Following a trend set by other cities in Northeast Ohio, the City of Twinsburg has passed new regulations for clothing donation bins that have become more prevalent in the area. Among other things, the regulations require property owners to erect fencing around the donation bins in addition to a $100 annual permitting fee.
The regulations, which were passed by the city council, come amid the proliferation of donation bins, many of which go unmonitored by their out-of-state owners.
According to the ordinance, any property owner wanting to have a donation bin on their property must secure a permit. In order to obtain a permit, the donation bin cannot be placed on property within a residential zoning district unless it's on an institutional property within a residential district. Donation bins must also be screened from public view by way of a wooden fence, the ordinance states.
Property owners must also have a written agreement with the owners of the donation bin in order to secure a permit. The permit holder must also ensure donated items are placed in the bin and the bin cannot be overflowing. Property owners also cannot have more than two bins on any one lot.
According to Twinsburg’s law director, David Maistros, the key component to the legislation is the part that requires owner contact information be placed on the donation bin. Maistros said that until the ordinance was passed, the city had no way of knowing who maintained or owned the bin, oftentimes forcing the city to clean up piles of donated clothes outside the bins at the taxpayers’ expense.

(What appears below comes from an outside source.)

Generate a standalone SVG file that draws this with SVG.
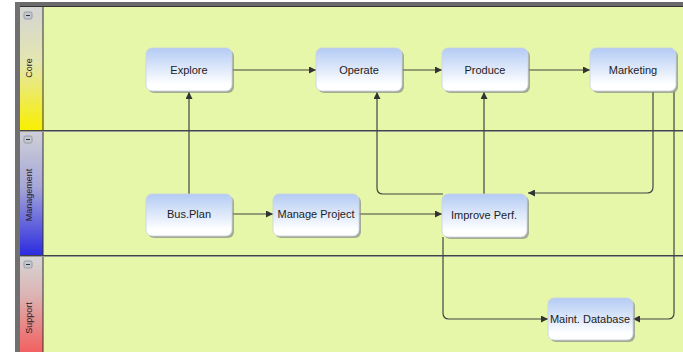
<svg xmlns="http://www.w3.org/2000/svg" width="683" height="352" viewBox="0 0 683 352">
<defs>
<linearGradient id="nodeG" x1="0" y1="0" x2="0" y2="1">
<stop offset="0" stop-color="#b3cbf4"/>
<stop offset="0.85" stop-color="#ffffff"/>
</linearGradient>
<linearGradient id="coreG" x1="0" y1="0" x2="0" y2="1">
<stop offset="0" stop-color="#d4d4d4"/>
<stop offset="0.45" stop-color="#e4e6b0"/>
<stop offset="1" stop-color="#f8f000"/>
</linearGradient>
<linearGradient id="mgmtG" x1="0" y1="0" x2="0" y2="1">
<stop offset="0" stop-color="#d0d0d8"/>
<stop offset="0.45" stop-color="#a6a6d8"/>
<stop offset="1" stop-color="#2c2ce0"/>
</linearGradient>
<linearGradient id="supG" x1="0" y1="0" x2="0" y2="1">
<stop offset="0" stop-color="#d6d6d6"/>
<stop offset="0.4" stop-color="#dcb4b4"/>
<stop offset="1" stop-color="#f26060"/>
</linearGradient>
<marker id="arr" viewBox="0 0 10 10" refX="10" refY="5" markerWidth="7" markerHeight="7" markerUnits="userSpaceOnUse" orient="auto">
<path d="M0,0 L10,5 L0,10 z" fill="#333"/>
</marker>
</defs>
<style>
.node rect.box{fill:url(#nodeG);stroke:#c8d2e0;stroke-width:0.8}
.node rect.sh{fill:#8a8a8a;opacity:0.7}
.node text{font-family:"Liberation Sans",Arial,sans-serif;font-size:11px;fill:#222;text-anchor:middle;dominant-baseline:central}
.lane-t{font-family:"Liberation Sans",Arial,sans-serif;font-size:9px;fill:#222;text-anchor:middle;dominant-baseline:central}
.btn{fill:#c4c8d0;stroke:#8a8e98;stroke-width:0.8}
.conn path{fill:none;stroke:#444;stroke-width:1.2}
</style>
<rect x="0" y="0" width="683" height="352" fill="#ffffff"/>
<!-- frame -->
<rect x="15" y="2" width="668" height="4" fill="#6a6a6a"/>
<rect x="15" y="2" width="5" height="350" fill="#707070"/>
<rect x="20" y="6" width="663" height="346" fill="#e7f7aa"/>
<!-- lane headers -->
<g id="lane-core">
<rect x="20" y="6" width="23" height="124" fill="url(#coreG)"/>
<rect class="btn" x="24" y="12" width="8" height="7" rx="1.5"/>
<line x1="26" y1="15.5" x2="30" y2="15.5" stroke="#333" stroke-width="1"/>
<text class="lane-t" transform="translate(29,68) rotate(-90)">Core</text>
</g>
<g id="lane-management">
<rect x="20" y="131" width="23" height="124" fill="url(#mgmtG)"/>
<rect class="btn" x="24" y="136" width="8" height="7" rx="1.5"/>
<line x1="26" y1="139.5" x2="30" y2="139.5" stroke="#333" stroke-width="1"/>
<text class="lane-t" transform="translate(29,195) rotate(-90)">Management</text>
</g>
<g id="lane-support">
<rect x="20" y="256" width="23" height="96" fill="url(#supG)"/>
<rect class="btn" x="24" y="261" width="8" height="7" rx="1.5"/>
<line x1="26" y1="264.5" x2="30" y2="264.5" stroke="#333" stroke-width="1"/>
<text class="lane-t" transform="translate(29,318) rotate(-90)">Support</text>
</g>
<line x1="43" y1="6" x2="43" y2="352" stroke="#333" stroke-width="1"/>
<line x1="20" y1="6.5" x2="683" y2="6.5" stroke="#333" stroke-width="1"/>
<line x1="20" y1="130.5" x2="683" y2="130.5" stroke="#444" stroke-width="1"/>
<line x1="20" y1="131.5" x2="683" y2="131.5" stroke="#9a9a9a" stroke-width="1"/>
<line x1="20" y1="255.5" x2="683" y2="255.5" stroke="#444" stroke-width="1"/>
<line x1="20" y1="256.5" x2="683" y2="256.5" stroke="#9a9a9a" stroke-width="1"/>
<!-- connectors -->
<g id="connectors" class="conn">
<path d="M232,70 H316" marker-end="url(#arr)"/>
<path d="M402,70 H442" marker-end="url(#arr)"/>
<path d="M528,70 H590" marker-end="url(#arr)"/>
<path d="M189,194 V92" marker-end="url(#arr)"/>
<path d="M232,214 H273" marker-end="url(#arr)"/>
<path d="M358,214 H442" marker-end="url(#arr)"/>
<path d="M443,194 H383 Q377,194 377,188 V92" marker-end="url(#arr)"/>
<path d="M484,194 V92" marker-end="url(#arr)"/>
<path d="M653,92 V187 Q653,193 647,193 H528" marker-end="url(#arr)"/>
<path d="M674,92 V313 Q674,319 668,319 H633" marker-end="url(#arr)"/>
<path d="M443,237 V313 Q443,319 449,319 H548" marker-end="url(#arr)"/>
</g>
<!-- nodes -->
<g id="explore" class="node"><rect class="sh" x="148" y="50" width="86" height="43" rx="6"/><rect class="box" x="146" y="48" width="86" height="43" rx="6"/><text x="189" y="70">Explore</text></g>
<g id="operate" class="node"><rect class="sh" x="318" y="50" width="86" height="43" rx="6"/><rect class="box" x="316" y="48" width="86" height="43" rx="6"/><text x="359" y="70">Operate</text></g>
<g id="produce" class="node"><rect class="sh" x="444" y="50" width="86" height="43" rx="6"/><rect class="box" x="442" y="48" width="86" height="43" rx="6"/><text x="485" y="70">Produce</text></g>
<g id="marketing" class="node"><rect class="sh" x="592" y="50" width="86" height="43" rx="6"/><rect class="box" x="590" y="48" width="86" height="43" rx="6"/><text x="633" y="70">Marketing</text></g>
<g id="busplan" class="node"><rect class="sh" x="148" y="196" width="86" height="42" rx="6"/><rect class="box" x="146" y="194" width="86" height="42" rx="6"/><text x="189" y="214">Bus.Plan</text></g>
<g id="manageproject" class="node"><rect class="sh" x="275" y="196" width="86" height="42" rx="6"/><rect class="box" x="273" y="194" width="86" height="42" rx="6"/><text x="316" y="214">Manage Project</text></g>
<g id="improveperf" class="node"><rect class="sh" x="444" y="196" width="85" height="43" rx="6"/><rect class="box" x="442" y="194" width="85" height="43" rx="6"/><text x="484" y="215">Improve Perf.</text></g>
<g id="maintdatabase" class="node"><rect class="sh" x="550" y="300" width="85" height="42" rx="6"/><rect class="box" x="548" y="298" width="85" height="42" rx="6"/><text x="590" y="319">Maint. Database</text></g>
</svg>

The companies that are contracted to collect the donated clothes often don’t pick up items placed outside the bins. There have also been cases of people leaving large, bulky items like couches and mattresses outside the bins, despite the bins clearly stating that only items like clothing are accepted.
Sarbjeet Toor, the owner of Best Stop convenience store, inherited two Planet Aid donation bins when he purchased the property two years ago. To this day, Toor said the bins have never created any issues for him.
“It’s just for customer convenience, people’s convenience,” Toor said. “I don’t get anything out of it. I just keep it for customer convenience.”
With the new ordinance, however, the two donation bins outside his store could be borrowed time.
“I will ask the company to pick up those bins. I don’t want that kind of a headache. I don’t make any money on it. I don’t get anything out of it,” Toor said. “I don’t want any kind of fencing. I’m doing it for customer convenience. I’m covering up my storefront just for people’s convenience. I don’t want to pay money for it.”
There are more than a half-dozen Planet Aid donation bins in Twinsburg. One of them is tucked behind a commercial strip mall on Ravenna Road, a couple of stores down from Daryl Pannell’s barber shop, Cutting Edge Barber & Salon. He’s been at the same location for 20 years.
“I didn’t even notice it was there. There’s no problem at this facility,” Pannell said. “I don’t see what’s the big deal. It gives people clothes who might need it. It gives people access to stuff they don’t wear anymore. I think [the city is] creating a problem.”
While many charity watchdog groups have been critical of Planet Aid’s business practices, it remains a registered non-profit with the IRS. Clothing that can’t be sold or isn’t sold at thrift stores will sometimes end up in distant countries or are used as filler for seats in vehicles.
While Pannell and Toor said they haven’t had any issues with overflowing donations outside the bins near their businesses, the same cannot be said for a pair of donation bins outside a drug store in Twinsburg. When News 5 stopped by on Wednesday afternoon, there was a substantial pile of bags of clothing stacked up like Lego bricks. This is the kind of image the city wants to prevent, Maistros said.
The $100 annual permitting fee per bin drew the concern of some city council members. However, the planning commission may reduce the permitting fee by this time next year once the database is up and running, Maistros said. The cost of the permitting fee isn’t intended to make money for the city, but instead help cover the costs of starting up the database, Maistros said.